Em 2014 desempenhou o papel de provedor do adepto na Liga de Clubes, a convite de Mário Figueiredo, mas o posto foi extinto com a chegada de Luís Duque. Depois, ainda foi diretor desportivo do Almeirim. E há dois anos surgiu o convite para fazer uma equipa no colégio islâmico de Palmela (International School of Palmela), mas, na segunda reunião "já era fazer uma equipa e dar aulas de futebol". Agora acumula o cargo de professor com o de treinador de uma equipa de futebol de 7, sub-13, a primeira equipa islâmica ao nível federado em Portugal.

Uma birra e uma canção

Aos 15 anos, Jorge Cadete deixou a Académica de Santarém e mudou--se para Alvalade. Literalmente. "Fui um filho do estádio, vivi três anos no centro de estágio, debaixo das bancadas do antigo José Alvalade. Fui o primeiro da minha geração a chegar à equipa principal e fui o primeiro formado no clube a ser o melhor marcador do campeonato [18 golos, 1992-93]... e sem penáltis", recordou orgulhoso, antes de contar "a birra" que o ajudaria nessa missão. "Num jogo com o Boavista estávamos a ganhar por dois ou três e eu já tinha marcado um golo, quando o árbitro marcou um penálti. Peguei na bola e vejo o Bobby Robson saltar do banco, a gesticular e a dizer, "não, não, Balakov, Balakov..." Dei a bola ao Balakov e ele marcou. No final do jogo, o Robson veio falar comigo e disse: "Na quarta-feira, se houver penálti marcas tu." Eu, que já sabia que o Balakov ia para a seleção, disse: "Não, enquanto tu cá estiveres eu não marco mais penáltis." Ele riu-se e apertou-me a mão." No Celtic também teve "uma birra parecida com o Di Canio".

Na Escócia, apesar dos 15 penáltis que não marcou, fez 33 golos em 41 jogos e acabou por ser "o primeiro português a ser o melhor marcador fora do país". Um feito que levou a que a passagem pelo Celtic Park fosse memorável: "No jogo de estreia saltei do banco, marquei um golo e ganhámos 5-0. Dois dias depois, antes do treino, fui chamado a um gabinete, onde me mostraram um fax, e pensei: "Queres ver que há algum problema com o contrato." Não, era a letra de uma música com o meu nome - Cadete in Wonderland."

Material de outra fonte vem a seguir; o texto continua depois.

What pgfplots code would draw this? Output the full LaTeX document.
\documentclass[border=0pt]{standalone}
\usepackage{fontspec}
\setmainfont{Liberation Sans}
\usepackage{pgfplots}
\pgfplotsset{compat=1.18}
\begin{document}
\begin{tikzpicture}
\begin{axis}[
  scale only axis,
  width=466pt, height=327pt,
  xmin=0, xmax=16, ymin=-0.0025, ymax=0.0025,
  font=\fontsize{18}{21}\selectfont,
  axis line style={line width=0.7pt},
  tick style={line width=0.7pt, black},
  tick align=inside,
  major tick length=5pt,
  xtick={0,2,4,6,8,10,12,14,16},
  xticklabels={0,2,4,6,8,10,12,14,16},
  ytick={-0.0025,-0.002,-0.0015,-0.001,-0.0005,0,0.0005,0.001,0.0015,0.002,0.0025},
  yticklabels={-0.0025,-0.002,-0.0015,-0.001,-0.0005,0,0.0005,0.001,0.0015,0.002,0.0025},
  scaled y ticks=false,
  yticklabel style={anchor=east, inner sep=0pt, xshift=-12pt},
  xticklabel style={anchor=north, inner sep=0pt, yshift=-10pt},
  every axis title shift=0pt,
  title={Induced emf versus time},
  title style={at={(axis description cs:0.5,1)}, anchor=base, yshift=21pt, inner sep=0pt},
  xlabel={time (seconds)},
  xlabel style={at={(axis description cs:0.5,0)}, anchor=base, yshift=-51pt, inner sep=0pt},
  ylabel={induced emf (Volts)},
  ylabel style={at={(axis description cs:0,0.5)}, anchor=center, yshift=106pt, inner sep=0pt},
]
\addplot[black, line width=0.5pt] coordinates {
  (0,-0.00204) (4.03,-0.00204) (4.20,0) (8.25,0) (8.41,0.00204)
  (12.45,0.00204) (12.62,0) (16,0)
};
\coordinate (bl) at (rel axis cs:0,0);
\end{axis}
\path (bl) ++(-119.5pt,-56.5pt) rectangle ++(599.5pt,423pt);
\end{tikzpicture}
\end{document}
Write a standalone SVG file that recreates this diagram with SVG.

O destino levaria, depois, o avançado a Vigo, onde o Benfica o foi "raptar" na época 1998-99. Cadete queria regressar e ainda andou "a engonhar" uns três ou quatro meses, a ver se os leões se decidiam avançar, "até que Vale e Azevedo pegou num jato" e o foi buscar. E, por mais que ele explique que foi o Sporting que não o quis, há quem não lhe perdoe ter assinado pelo rival: "Mas, na rua, e mesmo para os benfiquistas, nunca deixei de ser o Cadete do Sporting."